L'amertume pèse sur le camp genevois. Elle ne ternit guère l'ambiance de fête qui s'empare du Palais fédéral. On se rue sur le buffet, en se tapant sur l'épaule. «A l'UDC, la question du Tessin a fait l'unanimité. C'est ça qui a fait la différence», analyse la vice-présidente du parti, la Genevoise Céline Amaudruz. Avis partagé par la conseillère aux Etats Karin Keller-Sutter, pour qui Cassis a pu profiter d'une configuration politique idéale. «Pour les Alémaniques, il était assez difficile à accepter d'avoir trois Romands, et plus encore deux Vaudois. Ce n'était pas la bonne configuration pour Isabelle Moret. Chaque élection a ses critères et son histoire. Ici, la question femme n'était pas la question principale.»
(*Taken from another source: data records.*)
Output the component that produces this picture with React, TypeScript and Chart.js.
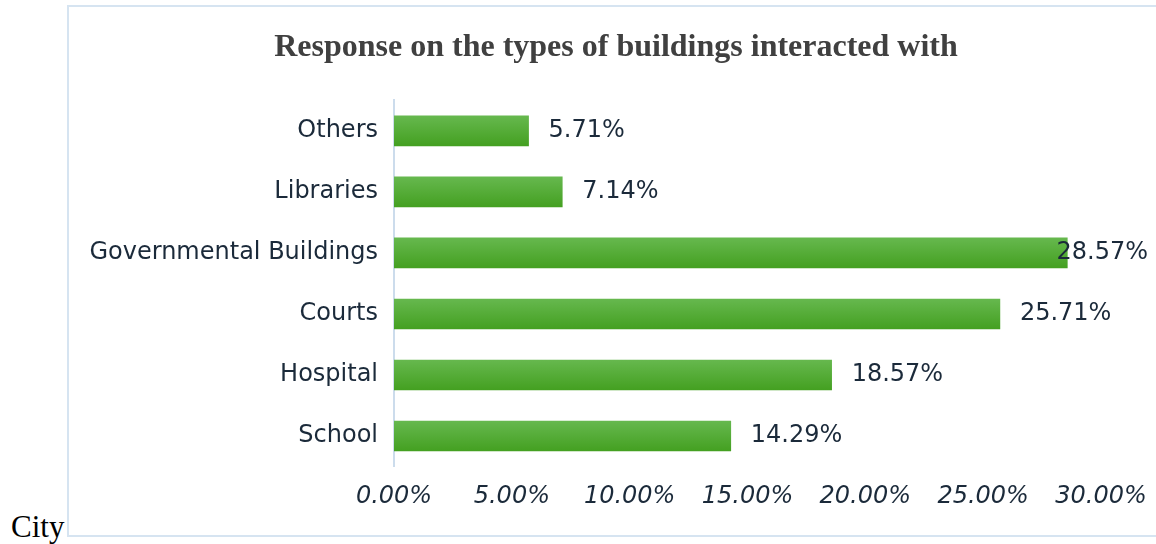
import React, { useEffect, useRef } from "react";
import { Chart, registerables } from "chart.js";
Chart.register(...registerables);

const categories = ["Others", "Libraries", "Governmental Buildings", "Courts", "Hospital", "School"];
const percentValues = [5.71, 7.14, 28.57, 25.71, 18.57, 14.29];
const xTickValues = [0, 5, 10, 15, 20, 25, 30];
const titleText = "Response on the types of buildings interacted with";
const sideText = "City";

const TEXT = "#1b2a3a";
const HAND_FONT = "'DejaVu Sans', 'Open Sans', sans-serif";
const BAR_H = 30;
const CANVAS_W = 1100;
const CANVAS_H = 528;

export default function App() {
  const ref = useRef<HTMLCanvasElement>(null);
  useEffect(() => {
    const canvas = ref.current!;
    const labelPlugin = {
      id: "valueLabels",
      afterDatasetsDraw(chart: any) {
        const ctx = chart.ctx;
        const meta = chart.getDatasetMeta(0);
        ctx.save();
        ctx.font = `24px ${HAND_FONT}`;
        ctx.fillStyle = TEXT;
        ctx.textAlign = "left";
        ctx.textBaseline = "middle";
        const limit = CANVAS_W - 21;
        meta.data.forEach((bar: any, i: number) => {
          const txt = percentValues[i].toFixed(2) + "%";
          const w = ctx.measureText(txt).width;
          let x = bar.x + 20;
          if (x + w > limit) x = limit - w;
          ctx.fillText(txt, x, bar.y);
        });
        ctx.restore();
      },
    };
    const chart = new Chart(canvas, {
      type: "bar",
      data: {
        labels: categories,
        datasets: [
          {
            data: percentValues,
            barThickness: BAR_H,
            borderWidth: 0,
            backgroundColor: (c: any) => {
              const ch = c.chart;
              const ys = ch.scales && ch.scales.y;
              if (!ys || c.dataIndex === undefined) return "#52a832";
              const yc = ys.getPixelForValue(c.dataIndex);
              if (!Number.isFinite(yc)) return "#52a832";
              const g = ch.ctx.createLinearGradient(0, yc - BAR_H / 2, 0, yc + BAR_H / 2);
              g.addColorStop(0, "#66b84e");
              g.addColorStop(1, "#44a021");
              return g;
            },
          },
        ],
      },
      options: {
        indexAxis: "y",
        responsive: false,
        animation: false,
        layout: { padding: { left: 0, right: 6, top: 0, bottom: 0 } },
        plugins: {
          legend: { display: false },
          tooltip: { enabled: false },
          title: {
            display: true,
            text: titleText,
            color: "#404040",
            font: { family: "'Liberation Serif', 'Times New Roman', serif", size: 32, weight: "bold", lineHeight: 1.2 },
            padding: { top: 21.5, bottom: 33.5 },
          },
        },
        scales: {
          x: {
            min: 0,
            max: 30,
            afterBuildTicks: (s: any) => {
              s.ticks = xTickValues.map((v) => ({ value: v }));
            },
            afterFit: (s: any) => {
              s.height = 68.5;
            },
            grid: { display: false, drawTicks: false },
            border: { display: false },
            ticks: {
              padding: 16,
              color: TEXT,
              maxRotation: 0,
              autoSkip: false,
              font: { family: HAND_FONT, size: 24, style: "italic", lineHeight: 1.2 },
              callback: (v: any) => Number(v).toFixed(2) + "%",
            },
          },
          y: {
            position: "left",
            afterFit: (s: any) => {
              s.width = 325;
            },
            grid: { display: false, drawTicks: false },
            border: { display: true, color: "#ccdcec", width: 2 },
            ticks: {
              padding: 16,
              color: TEXT,
              font: { family: HAND_FONT, size: 24, lineHeight: 1.2 },
            },
          },
          yRightSpace: {
            type: "category",
            axis: "y",
            position: "right",
            afterFit: (s: any) => {
              s.width = 62;
            },
            grid: { display: false, drawTicks: false },
            border: { display: false },
            ticks: { display: false },
          },
        },
      },
      plugins: [labelPlugin],
    });
    return () => chart.destroy();
  }, []);

  return (
    <div style={{ position: "fixed", left: 0, top: 0, width: 1156, height: 544, overflow: "hidden", background: "#fff" }}>
      <div
        style={{
          position: "absolute",
          left: 11,
          top: 511,
          fontFamily: "'Liberation Serif', 'Times New Roman', serif",
          fontSize: 31,
          lineHeight: "31px",
          color: "#000",
        }}
      >
        {sideText}
      </div>
      <div
        style={{
          position: "absolute",
          left: 67,
          top: 5,
          width: CANVAS_W,
          height: CANVAS_H,
          border: "2px solid #d6e4f1",
        }}
      >
        <canvas ref={ref} width={CANVAS_W} height={CANVAS_H} style={{ display: "block" }} />
      </div>
    </div>
  );
}
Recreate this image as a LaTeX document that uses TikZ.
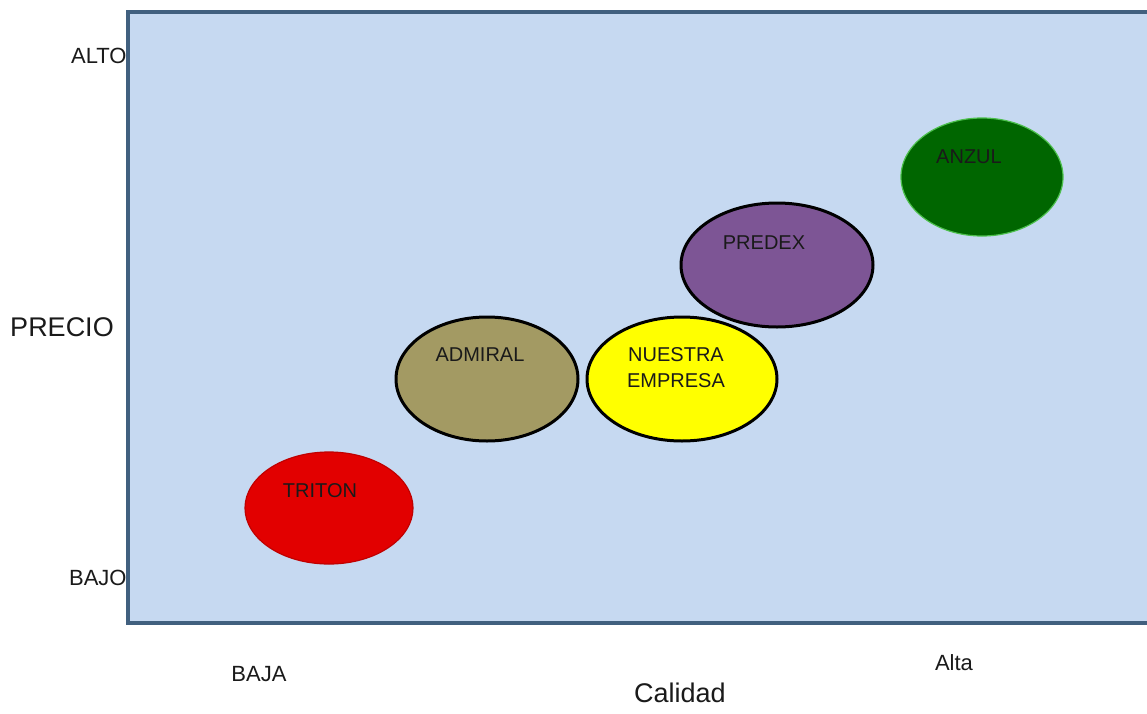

«Dans ce parlement à majorité masculine, on préfère élire ce qu'on connaît, c'est-à-dire un homme entre 50 et 60 ans!»
Plusieurs élues, en revanche, ne cachent pas leur gêne face au faible score enregistré par Isabelle Moret. La socialiste vaudoise Ada Marra reproche à la section tessinoise de ne pas avoir présenté de femme. «C'est ce qu'auraient souhaité les femmes socialistes.» «Dans ce parlement à majorité masculine, on préfère élire ce qu'on connaît, c'est-à-dire un homme entre 50 et 60 ans! Si on veut faire élire une femme, il n'y a pas d'autre choix que de présenter deux candidatures féminines», renchérit la sénatrice socialiste vaudoise Géraldine Savary.
Ignazio Cassis, lui, est tout à sa joie. Au son d'une fanfare venue tout exprès du sud des Alpes, le nouveau conseiller fédéral descend triomphalement le grand escalier et pose, bras largement déployés, devant les Trois Suisses qui président aux festivités. Sur la place Fédérale, une délégation tessinoise fait flotter les couleurs du Canton en l'honneur du nouvel élu. Des ballons rouge et bleu s'envolent sous le regard sombre des soldats de la Compagnie 1602 sagement alignés. Bientôt la foule se disperse. A midi, les cloches sonneront au Tessin. Sous la Coupole, les travaux parlementaires ont déjà repris.